The one blemish in Kuminga’s game tonight was his shooting from three. While the stats look uninspiring, his shot is better than it appears. With no real mechanical or fundamental issues, it should only be a matter of time before Kuminga is knocking down outside shots with frequency. While Kuminga will also look to cut down on the four turnovers, his overall performance was impressive and the best out of all prospects.
Stat Line: 11 points, 5 rebounds, 2 assists, 3 turnovers, 4/10 FG, 1/3 3PFG
While Kuminga’s performance overshadowed Green’s play, there was still a lot to like. Green struggled with the pace and physicality of NBA level competition. For a player who is not even 19 years old, this much was expected.
Offensively, Green was good but not great. The issue stemmed from Kuminga having the hot hand on offense. Green was forced into an off-ball role with Ignite using Kuminga and the other guards to generate most of their offense. This meant that whenever Green did get the ball, he would try desperately to generate his own offense. This resulted in low percentage shots and missed opportunities for teammates.
While he struggled in that sense, scouts still got a glimpse of the best side of Green. He was active defensively and showed his elite athleticism at both ends of the floor. Like Kuminga, while his shooting numbers leave room for improvement, his jump shot looked clean and fundamentally sound. The biggest issue was his overall shot selection. As previously mentioned, Green preferred to settle for shots early in the shot clock or when he was off-balance or fading away. While he has demonstrated he can make those types of shots on occasion, it should not be his go-to shot.
Green’s Defensive Outlook
On defense, Ignite coach Brian Shaw had Green matched up against the Santa Cruz guards like Nico Mannion and Jordan Poole, even though he can guard forwards given his size. The results were a mixed bag. On the one hand, his athleticism came to the rescue again as he moved well along the premier. However, there were still lapses in concentration and missed rotations. Again, Green is still young and still has a lot of time to break out of these habits. However, soon rather than later, scouts will want to see improvement from Green on the defensive end.
Stat Line: 12 points, 3 assists, 1 turnover, 3 rebounds, 1 steal, 4/7 FG, 1-1 3PFG
Nix is the least popular of the three prospects but still performed well off the bench for Ignite. The former UCLA signee used this game to reiterate his best skills: passing and patience in the pick and roll.
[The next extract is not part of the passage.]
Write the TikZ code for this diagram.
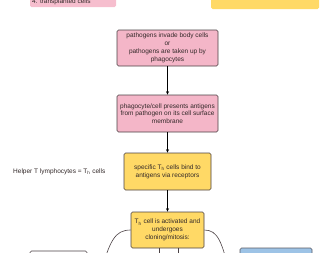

At 6’5 and close to 230 pounds, it is impossible to miss Nix. He is built like an NFL fullback but moves rather gracefully and is nimble on his feet. He is highly effective in the pick and roll, as he uses his large frame to seal off defenders and finish strong at the hoop. This was on display multiple times today, including a nice and-1 finish through contact.
Like Kuminga, Nix has good poise when using ball screens, as he patiently waits for an opening in the defense before exposing it. He also continued to show why he is one of the best passers in the draft. Out of the pick and roll, he was able to draw the defense in and create easy baskets for his big men. Nix also did a great job of recognizing rotations and swinging the ball out to the open man.
Despite his stout frame, Nix’s defensive ability is still in question. Scouts have long questioned Nix’s defensive tactics, as he tends to gamble for steals and turnovers, which means he’s often out of position. While that wasn’t a prominent issue today, he had trouble staying in front of the Santa Cruz guards, with Jeremy Lin and Nico Mannion picking him apart in the pick and roll on a few occasions. Nix has the frame to be a competent defender, but the more minor details must be refined.